Fun facts about A Charlie Brown Christmas
- The special was produced in just six months, an unusually fast turnaround even in the 1960s.
- Schulz fought successfully to keep the Bible passage in the script, despite network concerns.
- CBS originally disliked the jazz score and thought it clashed with the animation.
- Coca-Cola funded the special, which is why Schulz and the team had to move briskly to meet tight deadlines.
- “Christmas Time Is Here” was written in only a few days after producers decided the opening scene needed lyrics.
- Snoopy’s doghouse-decorating contest was a nod to real mid-century suburban holiday competitions.

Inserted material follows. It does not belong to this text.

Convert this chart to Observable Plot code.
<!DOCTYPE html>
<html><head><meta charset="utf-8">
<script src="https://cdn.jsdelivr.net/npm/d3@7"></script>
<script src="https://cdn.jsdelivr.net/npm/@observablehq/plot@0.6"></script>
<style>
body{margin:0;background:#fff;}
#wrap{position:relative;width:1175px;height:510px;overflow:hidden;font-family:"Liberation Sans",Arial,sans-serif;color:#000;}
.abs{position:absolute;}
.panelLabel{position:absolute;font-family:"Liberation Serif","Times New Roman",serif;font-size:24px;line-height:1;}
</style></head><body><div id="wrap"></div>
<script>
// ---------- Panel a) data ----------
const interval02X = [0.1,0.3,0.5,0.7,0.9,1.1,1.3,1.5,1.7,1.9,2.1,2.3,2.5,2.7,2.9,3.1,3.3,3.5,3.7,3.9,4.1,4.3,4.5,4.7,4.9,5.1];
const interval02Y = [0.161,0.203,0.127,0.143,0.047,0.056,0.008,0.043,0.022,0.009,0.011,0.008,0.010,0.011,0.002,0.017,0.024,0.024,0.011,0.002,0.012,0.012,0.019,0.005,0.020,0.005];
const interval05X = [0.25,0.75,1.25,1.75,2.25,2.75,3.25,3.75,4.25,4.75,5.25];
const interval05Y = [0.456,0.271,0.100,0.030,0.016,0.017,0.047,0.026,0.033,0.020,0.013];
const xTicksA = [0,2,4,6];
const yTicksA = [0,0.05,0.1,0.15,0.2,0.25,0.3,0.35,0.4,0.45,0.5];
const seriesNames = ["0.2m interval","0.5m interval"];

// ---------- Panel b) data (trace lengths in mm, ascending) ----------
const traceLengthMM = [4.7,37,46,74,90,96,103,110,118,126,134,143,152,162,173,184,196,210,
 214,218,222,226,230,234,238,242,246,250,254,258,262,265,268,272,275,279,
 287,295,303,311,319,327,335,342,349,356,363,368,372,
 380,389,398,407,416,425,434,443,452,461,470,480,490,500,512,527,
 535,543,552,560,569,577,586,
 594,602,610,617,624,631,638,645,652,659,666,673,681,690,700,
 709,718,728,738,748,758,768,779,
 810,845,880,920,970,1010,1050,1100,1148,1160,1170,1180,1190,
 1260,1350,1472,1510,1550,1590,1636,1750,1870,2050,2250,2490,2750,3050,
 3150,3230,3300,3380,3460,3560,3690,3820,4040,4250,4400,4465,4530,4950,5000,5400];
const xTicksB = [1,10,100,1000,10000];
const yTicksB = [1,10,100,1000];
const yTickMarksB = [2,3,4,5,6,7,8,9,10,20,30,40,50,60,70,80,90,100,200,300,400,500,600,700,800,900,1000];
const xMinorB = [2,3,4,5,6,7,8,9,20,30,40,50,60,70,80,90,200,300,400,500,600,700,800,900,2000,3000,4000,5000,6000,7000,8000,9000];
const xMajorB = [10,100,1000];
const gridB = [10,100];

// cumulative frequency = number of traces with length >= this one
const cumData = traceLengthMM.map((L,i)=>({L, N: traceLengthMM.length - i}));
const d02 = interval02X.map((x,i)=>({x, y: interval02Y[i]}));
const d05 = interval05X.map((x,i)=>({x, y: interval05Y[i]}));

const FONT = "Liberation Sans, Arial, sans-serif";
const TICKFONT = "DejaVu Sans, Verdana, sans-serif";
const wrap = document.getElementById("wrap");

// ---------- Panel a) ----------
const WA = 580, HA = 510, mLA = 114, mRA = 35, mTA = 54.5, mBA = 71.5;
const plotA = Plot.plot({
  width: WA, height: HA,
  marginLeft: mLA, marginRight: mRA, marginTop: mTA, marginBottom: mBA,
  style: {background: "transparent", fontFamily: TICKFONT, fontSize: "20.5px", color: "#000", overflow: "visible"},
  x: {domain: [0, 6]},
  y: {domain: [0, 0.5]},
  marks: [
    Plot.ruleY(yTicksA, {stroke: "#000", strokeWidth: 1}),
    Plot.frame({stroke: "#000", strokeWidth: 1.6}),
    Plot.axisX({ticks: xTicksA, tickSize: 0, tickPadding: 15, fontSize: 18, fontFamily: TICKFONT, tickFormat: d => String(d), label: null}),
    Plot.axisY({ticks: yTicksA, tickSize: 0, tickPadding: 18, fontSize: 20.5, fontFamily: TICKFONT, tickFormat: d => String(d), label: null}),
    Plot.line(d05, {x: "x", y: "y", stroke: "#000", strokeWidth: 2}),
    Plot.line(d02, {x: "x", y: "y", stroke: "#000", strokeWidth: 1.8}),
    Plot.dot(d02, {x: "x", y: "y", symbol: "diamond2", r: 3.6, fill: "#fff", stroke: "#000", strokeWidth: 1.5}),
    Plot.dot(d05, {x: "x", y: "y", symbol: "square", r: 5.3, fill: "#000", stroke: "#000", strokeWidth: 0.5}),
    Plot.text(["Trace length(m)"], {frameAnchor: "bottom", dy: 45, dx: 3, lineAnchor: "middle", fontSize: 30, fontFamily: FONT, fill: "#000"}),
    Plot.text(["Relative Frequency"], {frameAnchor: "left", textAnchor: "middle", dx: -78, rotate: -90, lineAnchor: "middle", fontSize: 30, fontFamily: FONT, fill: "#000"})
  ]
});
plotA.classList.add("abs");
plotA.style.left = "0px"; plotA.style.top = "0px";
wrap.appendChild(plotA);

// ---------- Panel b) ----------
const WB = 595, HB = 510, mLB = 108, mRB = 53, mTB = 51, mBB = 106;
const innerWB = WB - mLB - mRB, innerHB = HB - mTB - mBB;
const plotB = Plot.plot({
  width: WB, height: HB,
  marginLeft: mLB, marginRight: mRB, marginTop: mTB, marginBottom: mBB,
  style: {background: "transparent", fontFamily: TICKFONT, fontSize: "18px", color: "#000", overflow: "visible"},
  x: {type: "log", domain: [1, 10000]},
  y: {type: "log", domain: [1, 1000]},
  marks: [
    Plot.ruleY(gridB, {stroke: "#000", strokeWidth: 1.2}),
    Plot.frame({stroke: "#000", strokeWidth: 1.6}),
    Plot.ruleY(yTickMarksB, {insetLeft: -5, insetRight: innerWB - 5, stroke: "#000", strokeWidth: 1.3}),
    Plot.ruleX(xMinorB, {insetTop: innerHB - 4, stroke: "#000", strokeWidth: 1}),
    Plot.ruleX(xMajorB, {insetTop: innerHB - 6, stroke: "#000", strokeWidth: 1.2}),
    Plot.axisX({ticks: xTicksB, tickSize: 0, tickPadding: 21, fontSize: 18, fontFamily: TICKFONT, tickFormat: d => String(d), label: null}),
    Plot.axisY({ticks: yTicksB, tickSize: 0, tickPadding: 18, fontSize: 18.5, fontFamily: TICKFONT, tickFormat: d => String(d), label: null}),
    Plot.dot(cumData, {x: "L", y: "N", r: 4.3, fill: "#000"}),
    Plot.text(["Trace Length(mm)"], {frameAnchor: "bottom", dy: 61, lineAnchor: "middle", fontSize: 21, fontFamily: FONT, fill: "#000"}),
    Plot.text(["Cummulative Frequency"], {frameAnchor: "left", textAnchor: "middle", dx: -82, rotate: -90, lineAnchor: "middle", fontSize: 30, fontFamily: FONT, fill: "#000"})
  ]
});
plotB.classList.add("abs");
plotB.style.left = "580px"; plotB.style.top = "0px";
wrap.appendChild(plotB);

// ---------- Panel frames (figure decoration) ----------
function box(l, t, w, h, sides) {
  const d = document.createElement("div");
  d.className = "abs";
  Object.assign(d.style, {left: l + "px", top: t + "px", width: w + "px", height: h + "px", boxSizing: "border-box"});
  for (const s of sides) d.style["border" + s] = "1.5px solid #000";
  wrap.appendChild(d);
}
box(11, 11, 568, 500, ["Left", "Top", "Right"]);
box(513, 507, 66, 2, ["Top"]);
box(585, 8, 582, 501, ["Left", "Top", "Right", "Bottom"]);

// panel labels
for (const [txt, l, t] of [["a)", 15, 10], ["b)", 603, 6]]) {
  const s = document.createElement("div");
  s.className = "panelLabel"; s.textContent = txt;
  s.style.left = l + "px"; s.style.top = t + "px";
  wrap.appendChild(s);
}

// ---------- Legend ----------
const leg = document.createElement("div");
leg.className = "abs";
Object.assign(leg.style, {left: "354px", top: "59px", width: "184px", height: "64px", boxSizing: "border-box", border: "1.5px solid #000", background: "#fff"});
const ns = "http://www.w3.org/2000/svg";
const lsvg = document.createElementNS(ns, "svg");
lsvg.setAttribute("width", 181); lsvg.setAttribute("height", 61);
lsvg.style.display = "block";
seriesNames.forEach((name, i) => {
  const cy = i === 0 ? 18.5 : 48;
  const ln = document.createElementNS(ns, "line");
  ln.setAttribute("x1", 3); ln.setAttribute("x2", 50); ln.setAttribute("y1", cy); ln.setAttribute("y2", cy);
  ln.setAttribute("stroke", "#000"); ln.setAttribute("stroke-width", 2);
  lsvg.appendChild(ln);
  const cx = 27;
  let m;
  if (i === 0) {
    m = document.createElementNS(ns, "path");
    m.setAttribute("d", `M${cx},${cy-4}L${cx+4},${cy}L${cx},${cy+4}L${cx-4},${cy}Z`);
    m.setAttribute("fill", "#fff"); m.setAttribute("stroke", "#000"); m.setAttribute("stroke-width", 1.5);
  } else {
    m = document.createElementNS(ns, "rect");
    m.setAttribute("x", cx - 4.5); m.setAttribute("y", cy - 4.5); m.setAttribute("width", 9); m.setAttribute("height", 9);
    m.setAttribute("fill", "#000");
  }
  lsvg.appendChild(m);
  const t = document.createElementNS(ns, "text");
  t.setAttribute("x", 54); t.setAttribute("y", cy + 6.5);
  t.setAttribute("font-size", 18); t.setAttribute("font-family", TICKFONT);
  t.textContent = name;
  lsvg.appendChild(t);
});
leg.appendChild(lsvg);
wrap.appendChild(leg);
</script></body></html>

- The sparse animation budget meant scenes reused backgrounds and cycles, contributing to the special’s distinctive rhythm.
- Charlie Brown’s little tree inspired a real-world retail trend; replica “Peanuts trees” remain popular each season.

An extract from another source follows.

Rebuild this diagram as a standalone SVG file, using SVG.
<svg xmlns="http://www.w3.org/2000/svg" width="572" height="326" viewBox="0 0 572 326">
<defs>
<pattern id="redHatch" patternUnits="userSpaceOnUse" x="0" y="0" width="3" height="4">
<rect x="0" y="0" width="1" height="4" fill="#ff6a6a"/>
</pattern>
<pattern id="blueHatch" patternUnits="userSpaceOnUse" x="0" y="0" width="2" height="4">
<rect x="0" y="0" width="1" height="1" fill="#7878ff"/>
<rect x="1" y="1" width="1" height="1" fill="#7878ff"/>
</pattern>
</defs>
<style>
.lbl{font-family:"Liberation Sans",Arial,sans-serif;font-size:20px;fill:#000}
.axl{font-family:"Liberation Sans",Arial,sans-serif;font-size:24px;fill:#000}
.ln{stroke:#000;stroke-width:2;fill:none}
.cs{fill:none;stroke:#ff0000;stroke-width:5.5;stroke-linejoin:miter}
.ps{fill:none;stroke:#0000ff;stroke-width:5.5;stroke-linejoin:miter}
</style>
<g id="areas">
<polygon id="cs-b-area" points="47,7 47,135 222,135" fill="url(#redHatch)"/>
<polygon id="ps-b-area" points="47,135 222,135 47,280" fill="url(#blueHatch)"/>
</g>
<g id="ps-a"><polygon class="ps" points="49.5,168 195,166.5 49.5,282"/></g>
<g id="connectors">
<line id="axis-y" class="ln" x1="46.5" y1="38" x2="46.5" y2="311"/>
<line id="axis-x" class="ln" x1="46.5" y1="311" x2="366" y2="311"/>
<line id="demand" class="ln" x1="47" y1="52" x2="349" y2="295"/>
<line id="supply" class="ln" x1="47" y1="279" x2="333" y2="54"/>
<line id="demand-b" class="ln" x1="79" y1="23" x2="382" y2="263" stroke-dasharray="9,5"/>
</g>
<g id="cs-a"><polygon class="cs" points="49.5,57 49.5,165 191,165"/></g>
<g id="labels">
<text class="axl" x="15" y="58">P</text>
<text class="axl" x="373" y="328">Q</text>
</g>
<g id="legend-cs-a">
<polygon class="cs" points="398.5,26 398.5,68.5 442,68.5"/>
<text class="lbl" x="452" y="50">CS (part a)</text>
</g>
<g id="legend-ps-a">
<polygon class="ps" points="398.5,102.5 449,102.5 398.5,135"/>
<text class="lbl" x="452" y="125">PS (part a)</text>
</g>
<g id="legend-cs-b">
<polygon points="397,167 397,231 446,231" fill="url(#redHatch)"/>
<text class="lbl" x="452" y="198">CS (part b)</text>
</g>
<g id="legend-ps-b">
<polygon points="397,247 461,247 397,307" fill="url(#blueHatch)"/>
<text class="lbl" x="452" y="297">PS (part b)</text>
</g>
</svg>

- On its premiere night,A Charlie Brown Christmasscored a 45 Nielsen rating share, meaning 45% of all TVs in use were tuned to Charlie Brown and the gang. That equated to roughly four million households watching live in 1965.
- During its original broadcast, the special ranked number two for the week in the ratings, coming in just behind Bonanza on NBC.
- To make room for the special, CBS preempted The Munsters on the night of December 9, 1965 — a decision that placed the Peanuts characters squarely in the holiday spotlight.
- The characters were painstakingly animated to preserve Charles Schulz’s unique style, which was deceptively tricky: round heads, tiny arms, and minimal facial detail actually made smooth motion harder to animate.
- The original broadcast included brief Coca-Cola sponsor plugs in the opening and closing, but these were removed in later prints due to rules about sponsorship in children’s programming.
- Eagle-eyed fans have spotted continuity oddities, like the snow on Lucy’s psychiatric booth or branches seeming to grow on Charlie Brown’s tree.
- The way the special gently mocked holiday shimmer — and highlighted Charlie Brown’s humble real tree — is credited with helping reduce the once-popular aluminum Christmas tree craze of the 1960s.
- At the 1966 Emmy Awards,A Charlie Brown Christmas was honored with Outstanding Children’s Program, becoming just the second animated show ever to receive that distinction.
Where to see it!
Apple TV+ is the exclusive streaming home for A Charlie Brown Christmas and the rest of the Peanuts holiday specials. You can watch it anytime with an Apple TV+ subscription. You’ll find it on the Apple TV app on smart TVs, streaming devices, phones, tablets, and online.
Free viewing windows
Each holiday season, Apple TV+ makes A Charlie Brown Christmas available for free to everyone — even without a subscription — on specific dates.
In 2025, it streamed for free on December 13 and 14. And you can, of course, buy it on DVD or Blue Ray if you want to watch it whenever you please or check your local library to take out a copy of the DVD or Blue Ray disc as well.